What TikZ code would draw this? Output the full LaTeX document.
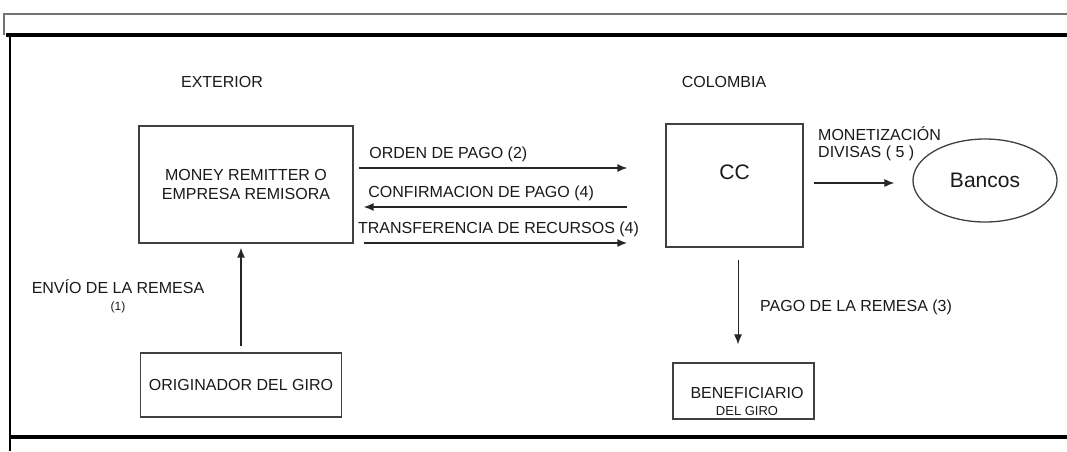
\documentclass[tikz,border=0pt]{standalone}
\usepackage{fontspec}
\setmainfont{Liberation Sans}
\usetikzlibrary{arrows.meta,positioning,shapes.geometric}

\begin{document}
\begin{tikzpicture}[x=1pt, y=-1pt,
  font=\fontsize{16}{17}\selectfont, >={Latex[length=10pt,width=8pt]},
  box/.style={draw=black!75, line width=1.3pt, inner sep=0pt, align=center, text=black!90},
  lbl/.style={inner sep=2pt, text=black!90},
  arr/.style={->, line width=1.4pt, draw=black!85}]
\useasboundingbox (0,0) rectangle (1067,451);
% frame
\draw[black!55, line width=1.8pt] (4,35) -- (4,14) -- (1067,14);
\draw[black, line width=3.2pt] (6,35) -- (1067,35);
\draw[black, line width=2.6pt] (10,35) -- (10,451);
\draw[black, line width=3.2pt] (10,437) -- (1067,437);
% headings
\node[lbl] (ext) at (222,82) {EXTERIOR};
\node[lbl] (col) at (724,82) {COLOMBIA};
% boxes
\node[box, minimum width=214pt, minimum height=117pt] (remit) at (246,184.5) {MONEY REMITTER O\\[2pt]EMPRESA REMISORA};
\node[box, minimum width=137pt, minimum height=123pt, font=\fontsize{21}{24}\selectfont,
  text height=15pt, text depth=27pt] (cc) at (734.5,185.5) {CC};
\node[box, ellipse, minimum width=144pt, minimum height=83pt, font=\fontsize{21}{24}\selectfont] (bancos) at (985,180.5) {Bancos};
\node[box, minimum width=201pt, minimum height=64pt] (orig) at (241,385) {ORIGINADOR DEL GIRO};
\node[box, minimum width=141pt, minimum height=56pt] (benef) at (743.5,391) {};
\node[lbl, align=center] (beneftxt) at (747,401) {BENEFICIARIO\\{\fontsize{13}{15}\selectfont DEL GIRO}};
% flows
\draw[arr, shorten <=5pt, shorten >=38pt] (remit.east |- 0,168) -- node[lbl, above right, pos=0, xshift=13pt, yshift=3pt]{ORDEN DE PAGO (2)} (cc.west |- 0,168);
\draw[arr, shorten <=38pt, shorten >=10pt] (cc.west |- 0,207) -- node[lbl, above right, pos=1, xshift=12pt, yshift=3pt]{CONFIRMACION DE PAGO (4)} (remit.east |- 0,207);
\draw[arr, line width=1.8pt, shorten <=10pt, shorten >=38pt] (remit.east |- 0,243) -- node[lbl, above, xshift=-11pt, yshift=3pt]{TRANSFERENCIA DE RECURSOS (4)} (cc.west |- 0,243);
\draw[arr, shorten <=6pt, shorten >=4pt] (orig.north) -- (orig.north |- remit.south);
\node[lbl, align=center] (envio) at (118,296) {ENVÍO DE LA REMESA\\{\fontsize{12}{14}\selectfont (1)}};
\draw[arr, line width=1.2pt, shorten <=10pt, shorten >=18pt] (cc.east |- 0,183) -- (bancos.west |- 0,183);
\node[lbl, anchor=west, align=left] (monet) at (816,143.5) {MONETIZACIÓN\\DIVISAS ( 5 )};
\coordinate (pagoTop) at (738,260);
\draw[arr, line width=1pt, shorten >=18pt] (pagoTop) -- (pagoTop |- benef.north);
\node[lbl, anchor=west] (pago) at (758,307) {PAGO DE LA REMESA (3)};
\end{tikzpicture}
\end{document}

[Requirement] The data above should be repeated exactly, minus any pictures.

[Written answer]
What TikZ code would draw this? Output the full LaTeX document.
\documentclass[tikz,border=0pt]{standalone}
\usepackage{fontspec}
\setmainfont{Liberation Sans}
\usetikzlibrary{arrows.meta,positioning,shapes.geometric}

\begin{document}
\begin{tikzpicture}[x=1pt, y=-1pt,
  font=\fontsize{16}{17}\selectfont, >={Latex[length=10pt,width=8pt]},
  box/.style={draw=black!75, line width=1.3pt, inner sep=0pt, align=center, text=black!90},
  lbl/.style={inner sep=2pt, text=black!90},
  arr/.style={->, line width=1.4pt, draw=black!85}]
\useasboundingbox (0,0) rectangle (1067,451);
% frame
\draw[black!55, line width=1.8pt] (4,35) -- (4,14) -- (1067,14);
\draw[black, line width=3.2pt] (6,35) -- (1067,35);
\draw[black, line width=2.6pt] (10,35) -- (10,451);
\draw[black, line width=3.2pt] (10,437) -- (1067,437);
% headings
\node[lbl] (ext) at (222,82) {EXTERIOR};
\node[lbl] (col) at (724,82) {COLOMBIA};
% boxes
\node[box, minimum width=214pt, minimum height=117pt] (remit) at (246,184.5) {MONEY REMITTER O\\[2pt]EMPRESA REMISORA};
\node[box, minimum width=137pt, minimum height=123pt, font=\fontsize{21}{24}\selectfont,
  text height=15pt, text depth=27pt] (cc) at (734.5,185.5) {CC};
\node[box, ellipse, minimum width=144pt, minimum height=83pt, font=\fontsize{21}{24}\selectfont] (bancos) at (985,180.5) {Bancos};
\node[box, minimum width=201pt, minimum height=64pt] (orig) at (241,385) {ORIGINADOR DEL GIRO};
\node[box, minimum width=141pt, minimum height=56pt] (benef) at (743.5,391) {};
\node[lbl, align=center] (beneftxt) at (747,401) {BENEFICIARIO\\{\fontsize{13}{15}\selectfont DEL GIRO}};
% flows
\draw[arr, shorten <=5pt, shorten >=38pt] (remit.east |- 0,168) -- node[lbl, above right, pos=0, xshift=13pt, yshift=3pt]{ORDEN DE PAGO (2)} (cc.west |- 0,168);
\draw[arr, shorten <=38pt, shorten >=10pt] (cc.west |- 0,207) -- node[lbl, above right, pos=1, xshift=12pt, yshift=3pt]{CONFIRMACION DE PAGO (4)} (remit.east |- 0,207);
\draw[arr, line width=1.8pt, shorten <=10pt, shorten >=38pt] (remit.east |- 0,243) -- node[lbl, above, xshift=-11pt, yshift=3pt]{TRANSFERENCIA DE RECURSOS (4)} (cc.west |- 0,243);
\draw[arr, shorten <=6pt, shorten >=4pt] (orig.north) -- (orig.north |- remit.south);
\node[lbl, align=center] (envio) at (118,296) {ENVÍO DE LA REMESA\\{\fontsize{12}{14}\selectfont (1)}};
\draw[arr, line width=1.2pt, shorten <=10pt, shorten >=18pt] (cc.east |- 0,183) -- (bancos.west |- 0,183);
\node[lbl, anchor=west, align=left] (monet) at (816,143.5) {MONETIZACIÓN\\DIVISAS ( 5 )};
\coordinate (pagoTop) at (738,260);
\draw[arr, line width=1pt, shorten >=18pt] (pagoTop) -- (pagoTop |- benef.north);
\node[lbl, anchor=west] (pago) at (758,307) {PAGO DE LA REMESA (3)};
\end{tikzpicture}
\end{document}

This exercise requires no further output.